Workouts can improve running skills, since well-developed muscles enable the body to use oxygen more efficiently and are slower to fatigue. This allows you to run faster on the flats and to power more easily up hills. Workouts also can help you to lengthen your stride, which allows you to run faster over distance. For sprinters, exercises that build strength aid a more explosive start and faster times. Developing leg muscles improves running form by reinforcing your alignment and helping you to maintain an upright posture. Stronger muscles also provide stability to joints, which means less wear and tear on ligaments and tendons.

Probably the most important reason for runners to build leg strength is to head off injuries. When muscles are weak, or when one group of muscles is less developed than others, the result is poor alignment. "Runners are notorious for their muscle imbalances, particularly through the hips," Maki Riddington, a strength and conditioning specialist, told the Houston Chronicle in 2008 [source: MacInnis]

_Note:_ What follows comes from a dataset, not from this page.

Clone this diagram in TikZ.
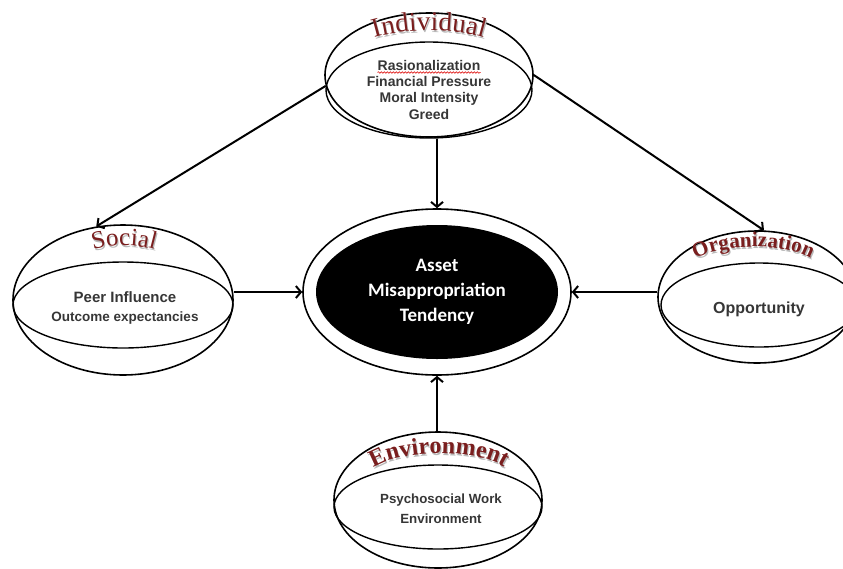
\documentclass[tikz,border=0pt]{standalone}
\usepackage{fontspec}
\setmainfont{Liberation Sans}
\newfontfamily\headfont{Liberation Serif}
\newfontfamily\assetfont{Carlito}
\usetikzlibrary{arrows.meta, positioning, shapes.geometric, calc, decorations.text, decorations.pathmorphing}
\definecolor{headred}{HTML}{7A1E1E}
\definecolor{headshadow}{HTML}{B8B8B8}
\definecolor{txtgray}{HTML}{363636}
\definecolor{spellred}{HTML}{E0201E}

\tikzset{
  outerell/.style={ellipse, draw, line width=1.6pt, inner sep=0pt},
  innerell/.style={ellipse, draw, line width=1.4pt, inner sep=0pt},
  arr/.style={line width=2pt, -{Straight Barb[length=5pt, width=12pt]}},
  factor/.style={font=\bfseries, text=txtgray, inner sep=1pt},
  heading/.style n args={4}{decorate, decoration={text along path, text align=center,
      text={|\headfont#1\fontsize{#2}{#2}\selectfont\color{#3}|#4}}}
}

\begin{document}
\begin{tikzpicture}[x=1pt, y=-1pt]
  \useasboundingbox (0,0) rectangle (843,568);

  % centre
  \node[outerell, fill=white, minimum width=268, minimum height=166] (amtOut) at (437,292) {};
  \node[ellipse, fill=black, minimum width=242, minimum height=134, inner sep=0pt,
        align=center, text=white, font=\assetfont\bfseries\fontsize{19}{25}\selectfont] (amtIn) at (437,292)
        {Asset\\Misappropriation\\Tendency};

  % individual
  \node[outerell, minimum width=208, minimum height=124] (indOut) at (429,75) {};
  \node[innerell, minimum width=206, minimum height=96] (indIn) at (429,90) {};
  \path[heading={}{27}{headshadow}{Individual}] (366,43) .. controls (399,29) and (461,29) .. (494,43);
  \path[heading={}{27}{headred}{Individual}] (365,41) .. controls (398,27) and (460,27) .. (493,41);
  \node[factor, font=\bfseries\fontsize{14}{14}\selectfont, text height=10pt, text depth=4pt, inner xsep=0pt, anchor=base] (rasio) at (429,70) {Rasionalization};
  \node[factor, font=\bfseries\fontsize{14}{14}\selectfont, text height=10pt, text depth=4pt, below=0pt of rasio] (finpres) {Financial Pressure};
  \node[factor, font=\bfseries\fontsize{14}{14}\selectfont, text height=10pt, text depth=4pt, below=0pt of finpres] (moral) {Moral Intensity};
  \node[factor, font=\bfseries\fontsize{14}{14}\selectfont, text height=10pt, text depth=4pt, below=0pt of moral] (greed) {Greed};
  \draw[spellred, line width=0.6pt, decorate, decoration={snake, amplitude=0.8pt, segment length=3pt}]
    ([yshift=-2.5pt]rasio.base west) -- ([yshift=-2.5pt]rasio.base east);

  % social
  \node[outerell, minimum width=220, minimum height=150] (socOut) at (123,300) {};
  \node[innerell, minimum width=220, minimum height=86] (socIn) at (123,305) {};
  \path[heading={}{25}{headshadow}{Social}] (85,255) .. controls (108,245) and (142,245) .. (165,255);
  \path[heading={}{25}{headred}{Social}] (84,253) .. controls (107,243) and (141,243) .. (164,253);
  \node[factor, font=\bfseries\fontsize{15}{15}\selectfont, anchor=base] (peer) at (125,302) {Peer Influence};
  \node[factor, font=\bfseries\fontsize{13.5}{13.5}\selectfont, anchor=base] (outcome) at (125,321) {Outcome expectancies};

  % organization
  \node[outerell, minimum width=198, minimum height=132] (orgOut) at (757,297) {};
  \node[innerell, minimum width=196, minimum height=84] (orgIn) at (759,305) {};
  \path[heading={\bfseries}{21}{headshadow}{Organization}] (691,264) .. controls (716,244) and (793,244) .. (817,264);
  \path[heading={\bfseries}{21}{headred}{Organization}] (690,262) .. controls (715,242) and (792,242) .. (816,262);
  \node[factor, font=\bfseries\fontsize{16}{16}\selectfont, anchor=base] (opport) at (759,313) {Opportunity};

  % environment
  \node[outerell, minimum width=208, minimum height=136] (envOut) at (438,500) {};
  \node[innerell, minimum width=208, minimum height=84] (envIn) at (438,507) {};
  \path[heading={\bfseries}{24}{headshadow}{Environment}] (371,472) .. controls (397,450) and (483,450) .. (509,472);
  \path[heading={\bfseries}{24}{headred}{Environment}] (370,470) .. controls (396,448) and (482,448) .. (508,470);
  \node[factor, font=\bfseries\fontsize{13.3}{13.3}\selectfont, anchor=base] (psycho) at (441,503) {Psychosocial Work};
  \node[factor, font=\bfseries\fontsize{13.3}{13.3}\selectfont, anchor=base] (workenv) at (441,523) {Environment};

  % links
  \draw[arr] (indOut.186) -- (socOut.110);
  \draw[arr] (indOut.east) -- (orgOut.84);
  \draw[arr] (indIn.south -| amtOut.north) -- (amtOut.north);
  \draw[arr] (socOut.east |- amtOut.west) -- (amtOut.west);
  \draw[arr] (orgOut.west |- amtOut.east) -- (amtOut.east);
  \draw[arr] (envOut.north -| amtOut.south) -- (amtOut.south);
\end{tikzpicture}
\end{document}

For example, weak hip muscles can allow the legs to angle inward or outward instead of keeping each stride in line. Underdeveloped gluteal muscles might cause the runner to lean his or her trunk forward. An imbalance between opposing muscles, particularly, is a major cause of the repetitive stress injuries that plague runners [source: Everett]. Knees, hips and feet all suffer.

Strengthening your legs can be the most valuable time you spend during training. A running workout generally takes an hour or more, but you can perform a valuable strength workout in as few as 15 or 20 minutes. And the results soon will be apparent in your running and overall fitness level.